Currently, she observed that the “youth bulge” experienced across Africa, bequeathing the continent with the youngest population in the world, coupled with the expansion of education services without due consideration to quality, has resulted in a skills mismatch with employer needs.
To nurture and foster the entrepreneurial culture in students, MSU developed an approach that could be used for benchmarking by African universities. This includes offering entrepreneurship and innovation as minors in different courses, said Professor Laurel Ofstein, faculty director at MSU’s Burgess Institute for Entrepreneurship and Innovation.
The minors are open to all major units across all colleges at the university, and the college supports students at all stages of entrepreneurship, including expert mentorship and funding, she said.
Opportunities created for students
As a result, the university had built an entrepreneurial ecosystem through which students participated in pitching events at MSU and in the Chicago area, and participated in innovation challenges, Ofstein explained.

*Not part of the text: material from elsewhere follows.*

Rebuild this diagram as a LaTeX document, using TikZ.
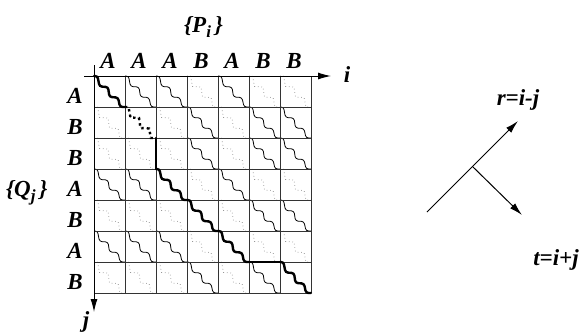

The institute was empowering students to learn through action by providing programmes, courses, and resources to foster an “entrepreneurial mindset”, and create new ventures, she added.
The university’s concept of an entrepreneurial mindset helps to highlight what worked and what needed improvement, as well as identify the gaps that may exist in programming.
“Are we helping students to become better innovators by impacting all areas of the entrepreneurial mindset? Can we measure educational outcomes without only relying on indicators like businesses started, and can we demonstrate educational value for those going into existing organisations as entrepreneurs, for example?” she asked.
The concept also helped build “creative confidence” in students, allowing for opportunity recognition and encouraging trainees to embrace risk tolerance and acquire mitigation skills, as well as solution-seeking skills as future entrepreneurs.
According to Wilson Karimi, project and youth empowerment officer of the USAID Empowered Youth programme of Egerton University, entrepreneurship courses offered at many universities as only a unit was not enough to build strong entrepreneurs.
About 30 competencies are needed to build a good foundation for a successful future entrepreneur, he said, noting that facilities such as incubation centres were needed to complement theories taught in lecture halls.
“We need to recognise that entrepreneurship is a behaviour and to achieve this we need to incorporate hands-on mentorship and acknowledge that taking students through theoretical training alone will not make entrepreneurs,” he said.